Презентация в зиловском зале-конструкторе начинается с демонстрации стеснения в темноте. Что видят зрители? Ничего. Что происходит? Происходит стеснение. Стеснение нельзя специально проговорить и показать: к такому выводу пришли участники лаборатории.
Лаборатория «Штрабовниц» проходит уже несколько месяцев и разрабатывает проблемы телесной терапии, пластического поиска момента стеснения, вытесненного за границы сознательного. Может быть, поэтому это не имеющее четкого смысла слово пришло Ане Цедик, одной из авторок идеи, во сне. Участники прислушиваются к телу, вместе вспоминают моменты, когда было стыдно и неловко, выявляют парадигмы стеснения: «Я стесняюсь, когда мы входим в контакт с девушкой. С любой. Я даже не проявляю внимание, но я смущаюсь, что она ждет, что я его проявлю» — простая история. Это определяет границы рассматриваемого опыта: самоинтервьюирования, пластической интерпретации, постоянного слома разговора и фиксации разрывов коммуникации.

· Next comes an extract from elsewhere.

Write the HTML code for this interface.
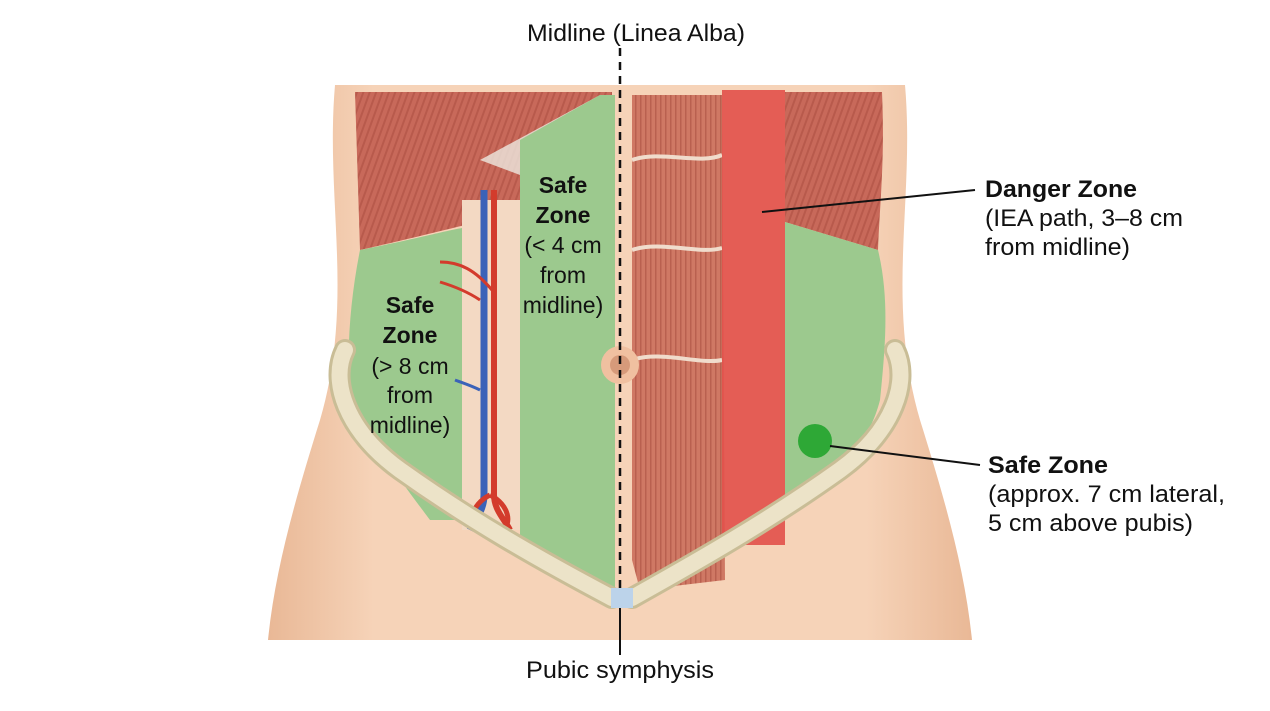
<!DOCTYPE html>
<html><head><meta charset="utf-8"><style>
html,body{margin:0;padding:0;background:#fff;}
svg{display:block;}
text{font-family:"Liberation Sans",Arial,sans-serif;fill:#111;}
</style></head><body>
<svg width="1270" height="711" viewBox="0 0 1270 711" xmlns="http://www.w3.org/2000/svg">
<defs>
<linearGradient id="skin" x1="0" y1="0" x2="1" y2="0">
<stop offset="0" stop-color="#e9b896"/><stop offset="0.15" stop-color="#f6d3b8"/><stop offset="0.85" stop-color="#f6d3b8"/><stop offset="1" stop-color="#e9b896"/></linearGradient>
<pattern id="musc" width="6" height="6" patternUnits="userSpaceOnUse" patternTransform="rotate(20)">
<rect width="6" height="6" fill="#c8695a"/><rect width="2" height="6" fill="#b85a4c"/></pattern>
<pattern id="rect" width="5" height="5" patternUnits="userSpaceOnUse">
<rect width="5" height="5" fill="#cf7864"/><rect width="1.5" height="5" fill="#b9604f"/></pattern>
</defs>
<rect width="1270" height="711" fill="#fff"/>
<path d="M335,85 L905,85 C915,200 885,300 920,420 C945,500 965,570 972,640 L268,640 C275,570 295,500 320,420 C355,300 325,200 335,85 Z" fill="url(#skin)"/>
<path d="M355,92 L612,92 L612,190 C540,205 470,225 360,250 Z" fill="url(#musc)"/>
<path d="M480,160 L600,95 L612,110 L520,175 Z" fill="#eee8e0" opacity="0.8"/>
<path d="M360,250 C420,238 440,232 462,228 L462,520 L430,520 C400,480 370,440 352,400 C345,360 350,300 360,250Z" fill="#9cc98e"/>
<rect x="462" y="200" width="58" height="330" fill="#f3d9c3"/>
<path d="M520,140 L600,95 L615,95 L615,590 L540,570 L520,540 Z" fill="#9cc98e"/>
<path d="M484,190 L484,495 C484,510 475,520 470,530" stroke="#3b62b8" stroke-width="7" fill="none"/>
<path d="M494,190 L494,495 C494,510 505,520 510,530" stroke="#d33b2c" stroke-width="6" fill="none"/>
<path d="M490,495 C470,505 468,525 478,530 M490,495 C510,505 512,525 502,530" stroke="#d33b2c" stroke-width="5" fill="none"/>
<path d="M480,300 C465,290 450,285 440,282 M492,290 C475,270 460,262 440,262" stroke="#d33b2c" stroke-width="3" fill="none"/>
<path d="M480,390 C470,385 460,382 455,380" stroke="#3b62b8" stroke-width="3" fill="none"/>
<path d="M632,95 L722,95 L725,580 L640,590 L632,560 Z" fill="url(#rect)"/>
<g stroke="#f0dccc" stroke-width="4" fill="none">
<path d="M632,160 C660,150 700,165 722,155"/><path d="M632,250 C660,240 700,255 722,248"/><path d="M632,360 C660,350 700,365 722,360"/>
</g>
<rect x="722" y="90" width="63" height="455" fill="#e2504a" opacity="0.9"/>
<path d="M785,92 L882,92 C885,160 880,200 878,250 L785,222 Z" fill="url(#musc)"/>
<path d="M785,222 L878,250 C890,300 885,350 880,400 C870,440 840,480 785,510 Z" fill="#9cc98e"/>
<g fill="none" stroke-linecap="round">
<path d="M345,350 C330,380 345,430 400,470 C470,520 540,560 612,598" stroke="#c9bd96" stroke-width="22"/>
<path d="M345,350 C330,380 345,430 400,470 C470,520 540,560 612,598" stroke="#ece3c8" stroke-width="16"/>
<path d="M895,350 C910,380 895,430 840,470 C770,520 700,560 632,598" stroke="#c9bd96" stroke-width="22"/>
<path d="M895,350 C910,380 895,430 840,470 C770,520 700,560 632,598" stroke="#ece3c8" stroke-width="16"/>
</g>
<rect x="611" y="588" width="22" height="20" fill="#bcd3ea"/>
<circle cx="620" cy="365" r="19" fill="#f0c0a0"/><circle cx="620" cy="365" r="10" fill="#d69a7a"/>
<circle cx="815" cy="441" r="17" fill="#2ea836"/>
<line x1="620" y1="48" x2="620" y2="590" stroke="#111" stroke-width="2.5" stroke-dasharray="8,6"/>
<line x1="620" y1="608" x2="620" y2="655" stroke="#111" stroke-width="2"/>
<line x1="762" y1="212" x2="975" y2="190" stroke="#111" stroke-width="2"/>
<line x1="830" y1="446" x2="980" y2="465" stroke="#111" stroke-width="2"/>
<text x="636" y="41" font-size="24" text-anchor="middle" textLength="218" lengthAdjust="spacingAndGlyphs">Midline (Linea Alba)</text>
<text x="620" y="678" font-size="24" text-anchor="middle" textLength="188" lengthAdjust="spacingAndGlyphs">Pubic symphysis</text>
<text x="985" y="197" font-size="24" font-weight="bold" textLength="152" lengthAdjust="spacingAndGlyphs">Danger Zone</text>
<text x="985" y="226" font-size="24" textLength="198" lengthAdjust="spacingAndGlyphs">(IEA path, 3–8 cm</text>
<text x="985" y="255" font-size="24" textLength="145" lengthAdjust="spacingAndGlyphs">from midline)</text>
<text x="988" y="473" font-size="24" font-weight="bold" textLength="120" lengthAdjust="spacingAndGlyphs">Safe Zone</text>
<text x="988" y="502" font-size="24" textLength="237" lengthAdjust="spacingAndGlyphs">(approx. 7 cm lateral,</text>
<text x="988" y="531" font-size="24" textLength="205" lengthAdjust="spacingAndGlyphs">5 cm above pubis)</text>
<g font-size="23" text-anchor="middle">
<text x="410" y="313" font-weight="bold">Safe</text>
<text x="410" y="343" font-weight="bold">Zone</text>
<text x="410" y="374">(&gt; 8 cm</text>
<text x="410" y="403">from</text>
<text x="410" y="433">midline)</text>
<text x="563" y="193" font-weight="bold">Safe</text>
<text x="563" y="223" font-weight="bold">Zone</text>
<text x="563" y="253">(&lt; 4 cm</text>
<text x="563" y="283">from</text>
<text x="563" y="313">midline)</text>
</g>
</svg>
</body></html>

Когда загорается свет, на сцене появляются пятеро участников группы «Агапа» в невообразимых нарядах и предлагают задать вопрос. То, как серьезно они поддерживают архаический статус четвертой стены и обусловленную ею фигуру зрителя, противопоставляя себя вопрошающей аудитории, только усугубляет чувство неловкости. От кричащих, абсурдных нарядов нельзя оторвать глаз. Один за другим, участники «Агапы» не оправдывают зрительских ожиданий. Что такое «Штрабовница»? — «Нежная и приятная сердцевинка стеснения». Как вам такое? Преодоление сцены или особенная ее артикуляция — вот два пути, которые подсказывают нам результаты фестиваля What if they come to Moscow. Действуя в рамках непосредственной близости к зрителю, полевая интервенция «Сайт-специфик перформансов» добивается сценического эффекта. Напротив, «Штрабовница» возникает как бы вместо четвертой стены, обусловленная крахом зрелища и чувством смущения при виде бесполезности сцены. Оба перформанса можно назвать «сайт-специфичными», оба существуют в данном моменте и месте: в непосредственности незаинтересованного восприятия, во временных лакунах продуктивного общества у «Айседорина горя» и в зияниях разрушающегося зрелища в «Штрабовнице» у «Агапы». Какая стратегия более эффективна — остается вопросом.